E con i turisti? «Come dobbiamo comportarci? - si chiede in modo retorico Vincenzo Colao, del ristorante Ripa 12 a Trastevere – se ci fanno storie, li mandiamo via? Il problema poi non si pone tanto oggi, che è estate e la gente siede all’aperto, ma quando inizierà a fare freddo e i clienti vorranno stare dentro, molta gente ancora ci dichiara di non essere vaccinata». E tanti chiedono di mangiare fuori già ora per questo motivo. «Da ieri ricevo richieste di prenotazioni all’aperto – spiega il titolare di Pizza Forum in via San Giovanni in Laterano – mi dicono apertamente che è perché non sono vaccinati.
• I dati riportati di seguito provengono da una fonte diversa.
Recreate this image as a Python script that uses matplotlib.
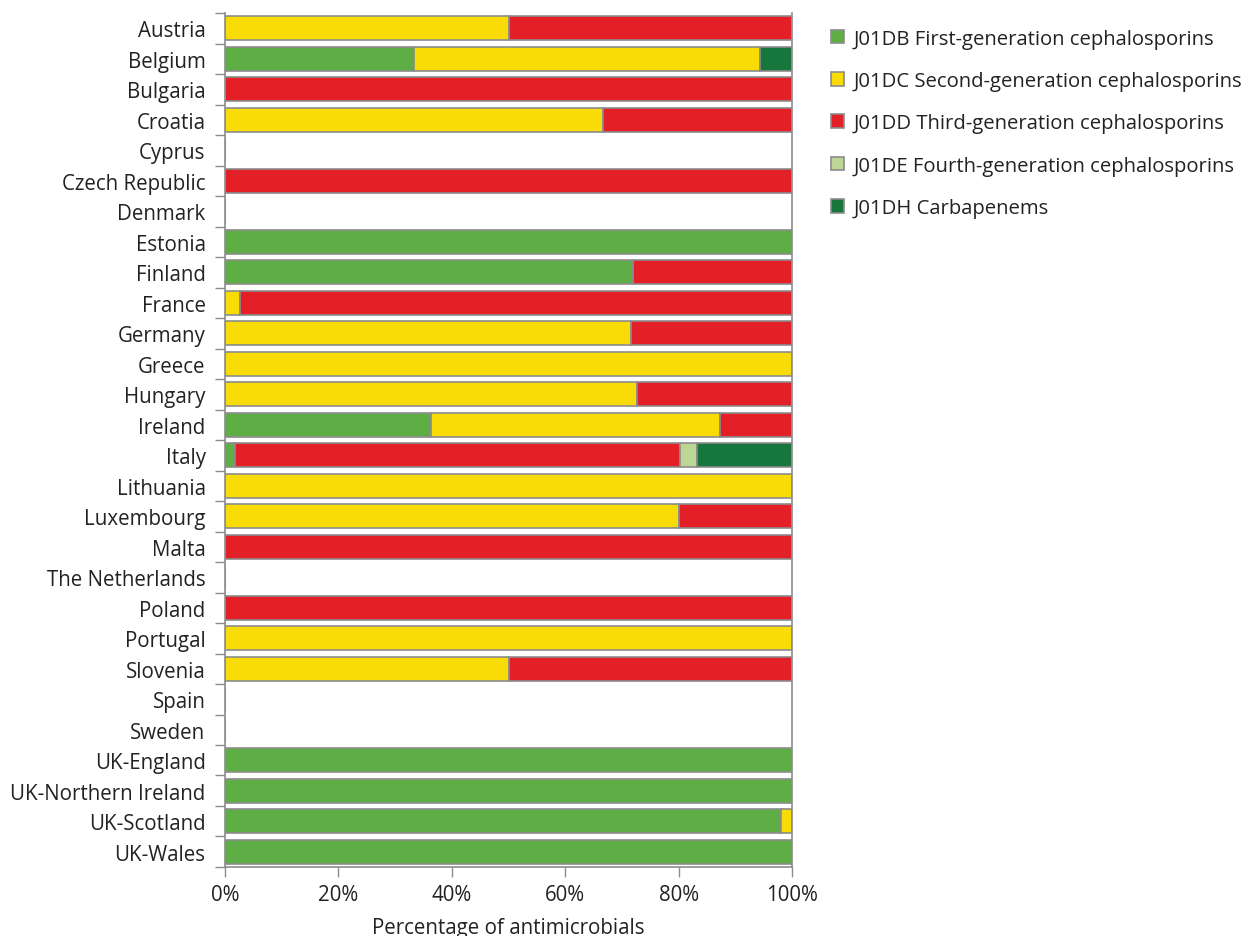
import numpy as np
import matplotlib.pyplot as plt
from matplotlib.ticker import PercentFormatter

plt.rcParams['font.family'] = ['Open Sans', 'DejaVu Sans']

countries = ['Austria', 'Belgium', 'Bulgaria', 'Croatia', 'Cyprus', 'Czech Republic',
             'Denmark', 'Estonia', 'Finland', 'France', 'Germany', 'Greece', 'Hungary',
             'Ireland', 'Italy', 'Lithuania', 'Luxembourg', 'Malta', 'The Netherlands',
             'Poland', 'Portugal', 'Slovenia', 'Spain', 'Sweden', 'UK-England',
             'UK-Northern Ireland', 'UK-Scotland', 'UK-Wales']

# share of each ATC group per country (%)
first_gen = [0, 33.3, 0, 0, 0, 0, 0, 100, 72.0, 0, 0, 0, 0, 36.4, 1.7, 0, 0, 0, 0,
             0, 0, 0, 0, 0, 100, 100, 98.1, 100]
second_gen = [50.0, 61.1, 0, 66.7, 0, 0, 0, 0, 0, 2.6, 71.6, 100, 72.7, 50.9, 0, 100,
              80.0, 0, 0, 0, 100, 50.0, 0, 0, 0, 0, 1.9, 0]
third_gen = [50.0, 0, 100, 33.3, 0, 100, 0, 0, 28.0, 97.4, 28.4, 0, 27.3, 12.7, 78.5,
             0, 20.0, 100, 0, 100, 0, 50.0, 0, 0, 0, 0, 0, 0]
fourth_gen = [0, 0, 0, 0, 0, 0, 0, 0, 0, 0, 0, 0, 0, 0, 3.1, 0, 0, 0, 0,
              0, 0, 0, 0, 0, 0, 0, 0, 0]
carbapenems = [0, 5.6, 0, 0, 0, 0, 0, 0, 0, 0, 0, 0, 0, 0, 16.7, 0, 0, 0, 0,
               0, 0, 0, 0, 0, 0, 0, 0, 0]

series = [
    ('J01DB First-generation cephalosporins', first_gen, '#5fad45'),
    ('J01DC Second-generation cephalosporins', second_gen, '#f9dc07'),
    ('J01DD Third-generation cephalosporins', third_gen, '#e32027'),
    ('J01DE Fourth-generation cephalosporins', fourth_gen, '#bcd695'),
    ('J01DH Carbapenems', carbapenems, '#17763b'),
]

fs = 14.8
fig = plt.figure(figsize=(12.49, 9.37), dpi=100)
ax = fig.add_axes([225 / 1249, 69 / 937, 567 / 1249, 854 / 937])

y = np.arange(len(countries))
left = np.zeros(len(countries))
for label, vals, color in series:
    vals = np.array(vals)
    ax.barh(y, vals, left=left, height=0.8, color=color, edgecolor='#8c8c8c',
            linewidth=1.2, label=label)
    left += vals

ax.set_ylim(len(countries) - 0.5, -0.5)
ax.set_xlim(0, 100)
ax.xaxis.set_major_formatter(PercentFormatter(decimals=0))
ax.set_xticks(np.arange(0, 101, 20))
ax.set_yticks(y)
ax.set_yticklabels(countries)
ax.set_yticks(np.arange(-0.5, len(countries)), minor=True)
ax.tick_params(axis='y', which='major', length=0, pad=14, labelsize=fs, labelcolor='#222222')
ax.tick_params(axis='y', which='minor', length=7, color='#8c8c8c', width=1)
ax.tick_params(axis='x', length=7, color='#8c8c8c', width=1, labelsize=fs,
               labelcolor='#222222', pad=5)
ax.set_xlabel('Percentage of antimicrobials', fontsize=fs, color='#222222', labelpad=9)

for side in ['left', 'bottom', 'right']:
    ax.spines[side].set_color('#8c8c8c')
    ax.spines[side].set_linewidth(1.2)
ax.spines['top'].set_visible(False)

ax.legend(loc='upper left', bbox_to_anchor=(1.037, 1.003), frameon=False, fontsize=14.6,
          handlelength=0.65, handleheight=0.65, handletextpad=0.45, labelspacing=1.1,
          labelcolor='#222222')

fig.savefig('out.png', dpi=100)
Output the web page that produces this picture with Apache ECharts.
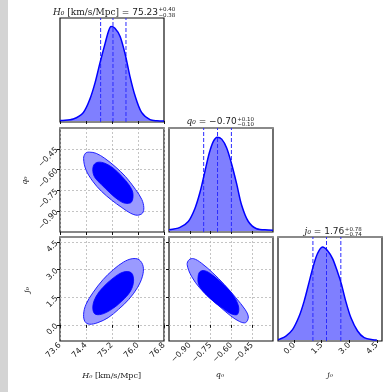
<!DOCTYPE html>
<html>
<head>
<meta charset="UTF-8">
<title>corner</title>
<style>
	html,body{margin:0;padding:0;background:#fff;}
	#main{width:388px;height:392px;}
</style>
</head>
<body>
<div id="main"></div>
<script src="https://cdn.jsdelivr.net/npm/echarts@6/dist/echarts.min.js"></script>
<script>
// axis ranges and tick labels
var h0Range = [73.6, 76.8];
var q0Range = [-1.05, -0.30];
var j0Range = [-0.88, 4.78];
var h0Ticks = [73.6, 74.4, 75.2, 76.0, 76.8];
var q0Ticks = [-0.90, -0.75, -0.60, -0.45];
var j0Ticks = [0, 1.5, 3.0, 4.5];

// 1D marginals: [value, height as share of panel]
var h0Hist = [[73.60,0.004],[73.65,0.005],[74.01,0.019],[74.32,0.083],[74.52,0.212],[74.68,0.372],[74.83,0.564],[74.99,0.756],[75.09,0.869],[75.17,0.917],[75.29,0.901],[75.45,0.821],[75.62,0.628],[75.75,0.436],[75.91,0.244],[76.11,0.083],[76.37,0.013],[76.58,0.002],[76.80,0.0]];
var q0Hist = [[-1.05,0.011],[-0.971,0.035],[-0.911,0.092],[-0.863,0.219],[-0.826,0.378],[-0.790,0.584],[-0.759,0.759],[-0.730,0.870],[-0.702,0.911],[-0.670,0.892],[-0.634,0.806],[-0.598,0.648],[-0.562,0.457],[-0.526,0.250],[-0.478,0.092],[-0.418,0.022],[-0.334,0.010],[-0.30,0.008]];
var j0Hist = [[-0.88,0.004],[-0.82,0.006],[-0.45,0.038],[-0.09,0.10],[0.27,0.23],[0.54,0.375],[0.82,0.567],[1.03,0.71],[1.27,0.84],[1.54,0.904],[1.81,0.87],[2.09,0.79],[2.36,0.66],[2.56,0.55],[2.81,0.375],[3.09,0.215],[3.45,0.087],[3.81,0.022],[4.27,0.002],[4.5,0]];

// 16/50/84 percentiles (dashed lines)
var h0Lines = [74.85, 75.23, 75.63];
var q0Lines = [-0.80, -0.70, -0.60];
var j0Lines = [1.02, 1.76, 2.54];

// 2D contours (outer 95%, inner 68%)
var h0q0Outer = [[74.326,-0.519],[74.389,-0.481],[74.505,-0.474],[74.716,-0.483],[74.979,-0.519],[75.295,-0.578],[75.611,-0.649],[75.926,-0.744],[76.116,-0.815],[76.179,-0.874],[76.137,-0.914],[75.979,-0.929],[75.768,-0.914],[75.505,-0.874],[75.189,-0.820],[74.874,-0.756],[74.611,-0.685],[74.40,-0.602]];
var h0q0Inner = [[74.642,-0.566],[74.768,-0.547],[74.979,-0.554],[75.242,-0.590],[75.505,-0.649],[75.716,-0.708],[75.842,-0.768],[75.80,-0.834],[75.611,-0.843],[75.40,-0.820],[75.137,-0.768],[74.874,-0.708],[74.684,-0.661],[74.611,-0.614]];
var h0j0Outer = [[74.326,0.572],[74.40,1.113],[74.611,1.743],[74.926,2.464],[75.242,3.005],[75.558,3.419],[75.821,3.599],[76.032,3.545],[76.158,3.185],[76.137,2.644],[75.979,2.014],[75.716,1.383],[75.40,0.842],[75.084,0.392],[74.768,0.122],[74.505,0.032],[74.368,0.176]];
var h0j0Inner = [[74.611,1.023],[74.716,1.563],[74.926,2.050],[75.242,2.554],[75.558,2.878],[75.80,2.824],[75.863,2.374],[75.768,1.833],[75.505,1.293],[75.189,0.842],[74.874,0.572],[74.663,0.608]];
var q0j0Outer = [[-0.919,3.275],[-0.905,3.545],[-0.872,3.599],[-0.817,3.365],[-0.734,2.824],[-0.651,2.194],[-0.568,1.473],[-0.502,0.842],[-0.478,0.428],[-0.497,0.122],[-0.540,0.176],[-0.604,0.482],[-0.675,0.932],[-0.758,1.473],[-0.829,2.014],[-0.888,2.644]];
var q0j0Inner = [[-0.841,2.554],[-0.829,2.878],[-0.793,2.950],[-0.734,2.698],[-0.663,2.230],[-0.592,1.653],[-0.549,1.023],[-0.556,0.572],[-0.604,0.608],[-0.675,0.968],[-0.746,1.383],[-0.805,1.833],[-0.836,2.194]];

var myChart = echarts.init(document.getElementById('main'));

var cols = [60, 169, 278];
var rows = [18, 128, 237];
var S = 104;
var lblFont = {fontFamily: 'DejaVu Sans', fontSize: 8, color: '#222'};

function fmt1(v){ return (+v).toFixed(1).replace('-', '\u2212'); }
function fmt2(v){ return (+v).toFixed(2).replace('-', '\u2212'); }

function grid(c, r){
	return {left: cols[c], top: rows[r], width: S, height: S, show: true, borderColor: '#111', borderWidth: 1.2, backgroundColor: 'transparent'};
}

function valAxis(gi, range, ticks, fmt, labels, split){
	return {
		type: 'value', gridIndex: gi, min: range[0], max: range[1],
		axisLine: {show: false},
		axisTick: {show: true, inside: false, length: 3, customValues: ticks, lineStyle: {color: '#111'}},
		axisLabel: Object.assign({show: labels, rotate: 45, margin: 3, customValues: ticks, formatter: fmt}, lblFont),
		splitLine: {show: split, lineStyle: {color: '#b5b5b5', type: [2, 2], width: 0.8}}
	};
}

// grey top edge seen on the lower panels
function topEdge(gi){
	return {type: 'value', gridIndex: gi, position: 'top', min: 0, max: 1,
		axisLine: {show: true, onZero: false, lineStyle: {color: '#8a8a8a', width: 1.8}},
		axisTick: {show: false}, axisLabel: {show: false}, splitLine: {show: false}};
}

function histY(gi){
	return {type: 'value', gridIndex: gi, min: -0.01, max: 1, show: false};
}

function histSeries(i, pts){
	return {
		type: 'line', xAxisIndex: i, yAxisIndex: i, data: pts, smooth: 0.3,
		symbol: 'none', lineStyle: {color: '#0000ff', width: 1.5},
		areaStyle: {color: '#7f7fff', opacity: 1}
	};
}

function quantileSeries(i, lines){
	return {
		type: 'custom', xAxisIndex: i, yAxisIndex: i, z: 3,
		data: lines.map(function(v){ return [v, 0]; }),
		renderItem: function(params, api){
			var a = api.coord([api.value(0), -0.01]);
			var b = api.coord([api.value(0), 1]);
			return {type: 'line', shape: {x1: a[0], y1: a[1], x2: b[0], y2: b[1]},
				style: {stroke: '#2b2bff', lineWidth: 1, lineDash: [4, 2]}};
		}
	};
}

function contourSeries(i, outer, inner){
	return {
		type: 'custom', xAxisIndex: i, yAxisIndex: i, clip: true,
		data: [outer[0]],
		renderItem: function(params, api){
			var px = function(p){ return api.coord(p); };
			return {type: 'group', children: [
				{type: 'polygon', shape: {points: outer.map(px), smooth: 0.35}, style: {fill: '#9a9aff', stroke: '#2020ff', lineWidth: 1}},
				{type: 'polygon', shape: {points: inner.map(px), smooth: 0.35}, style: {fill: '#0000ff', stroke: '#0000ff', lineWidth: 0.8}}
			]};
		}
	};
}

function txt(x, y, text, size, align, rot){
	return {
		type: 'text', x: x, y: y, rotation: rot || 0,
		style: {
			text: text, fontSize: size, fontFamily: 'DejaVu Sans', fill: '#222',
			align: align || 'center', verticalAlign: 'middle',
			rich: {
				i: {fontFamily: 'DejaVu Serif', fontStyle: 'italic', fontSize: size, fill: '#222'},
				r: {fontFamily: 'DejaVu Serif', fontSize: size, fill: '#222'}
			}
		}
	};
}

var option = {
	animation: false,
	grid: [grid(0,0), grid(0,1), grid(1,1), grid(0,2), grid(1,2), grid(2,2)],
	xAxis: [
		valAxis(0, h0Range, h0Ticks, fmt1, false, false),
		valAxis(1, h0Range, h0Ticks, fmt1, false, true),
		valAxis(2, q0Range, q0Ticks, fmt2, false, false),
		valAxis(3, h0Range, h0Ticks, fmt1, true, true),
		valAxis(4, q0Range, q0Ticks, fmt2, true, true),
		valAxis(5, j0Range, j0Ticks, fmt1, true, false),
		topEdge(1), topEdge(2), topEdge(3), topEdge(4), topEdge(5)
	],
	yAxis: [
		histY(0),
		valAxis(1, q0Range, q0Ticks, fmt2, true, true),
		histY(2),
		valAxis(3, j0Range, j0Ticks, fmt1, true, true),
		valAxis(4, j0Range, j0Ticks, fmt1, false, true),
		histY(5)
	],
	series: [
		histSeries(0, h0Hist),
		quantileSeries(0, h0Lines),
		contourSeries(1, h0q0Outer, h0q0Inner),
		histSeries(2, q0Hist),
		quantileSeries(2, q0Lines),
		contourSeries(3, h0j0Outer, h0j0Inner),
		contourSeries(4, q0j0Outer, q0j0Inner),
		histSeries(5, j0Hist),
		quantileSeries(5, j0Lines)
	],
	graphic: [
		{type: 'rect', shape: {x: 0, y: 0, width: 8, height: 392}, style: {fill: '#d4d4d4'}},
		// titles
		txt(158, 12.7, '{i|H\u2080} {r|[km/s/Mpc]} = 75.23', 9, 'right'),
		txt(158.5, 10, '+0.40', 5.5, 'left'),
		txt(158.5, 15.7, '\u22120.38', 5.5, 'left'),
		txt(236.7, 121.7, '{i|q\u2080} = \u22120.70', 9, 'right'),
		txt(237.2, 119.3, '+0.10', 5.5, 'left'),
		txt(237.2, 124.5, '\u22120.10', 5.5, 'left'),
		txt(344.3, 231.7, '{i|j\u2080} = 1.76', 9, 'right'),
		txt(344.8, 229.3, '+0.78', 5.5, 'left'),
		txt(344.8, 234.5, '\u22120.74', 5.5, 'left'),
		// axis names
		txt(111.7, 376, '{i|H\u2080} {r|[km/s/Mpc]}', 8),
		txt(220, 375, '{i|q\u2080}', 8),
		txt(330, 375, '{i|j\u2080}', 8),
		txt(25, 180.7, '{i|q\u2080}', 8, 'center', Math.PI / 2),
		txt(26.7, 290, '{i|j\u2080}', 8, 'center', Math.PI / 2)
	]
};

myChart.setOption(option);
</script>
</body>
</html>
Consideri che io ho 12 posti all’esterno e 250 interni, per me potrebbe essere un problema questo green pass a partire dal prossimo autunno». Per Matteo, titolare del ristorante Tor Millina «si tratta dell’ennesimo scoglio per la categoria da superare, ma sempre meglio questo che lasciarci chiusi o chiuderci di nuovo. Se poi il green pass serve come incentivo per vaccinare più persone possibili, va bene così». Quanto alla paura di dover sopportare nuovi costi come paventato in queste ore, in pochi si sentono di dichiararlo apertamente a microfoni aperti. «Formare il personale è semplice, in realtà – risponde Matteo – basta dire loro che devono ricordare ai clienti di esibire il green pass se vogliono consumare al chiuso».

 

 

I più lo faranno già al telefono nel momento in cui prenderanno la prenotazione. Meno preoccupati i titolari dei bar, che hanno salve le consumazioni al bancone, così come l’asporto o l’uso della toilette. Non servirà in tutti questi casi esibire il passaporto vaccinale. Per quelli che hanno tavoli all’interno basterà, dicono, ricordare ai clienti il nuovo obbligo. Un balzello in più che infondo sembra poca cosa nel panorama degli adempimenti che gravano e hanno gravato fino ad oggi sulla categoria.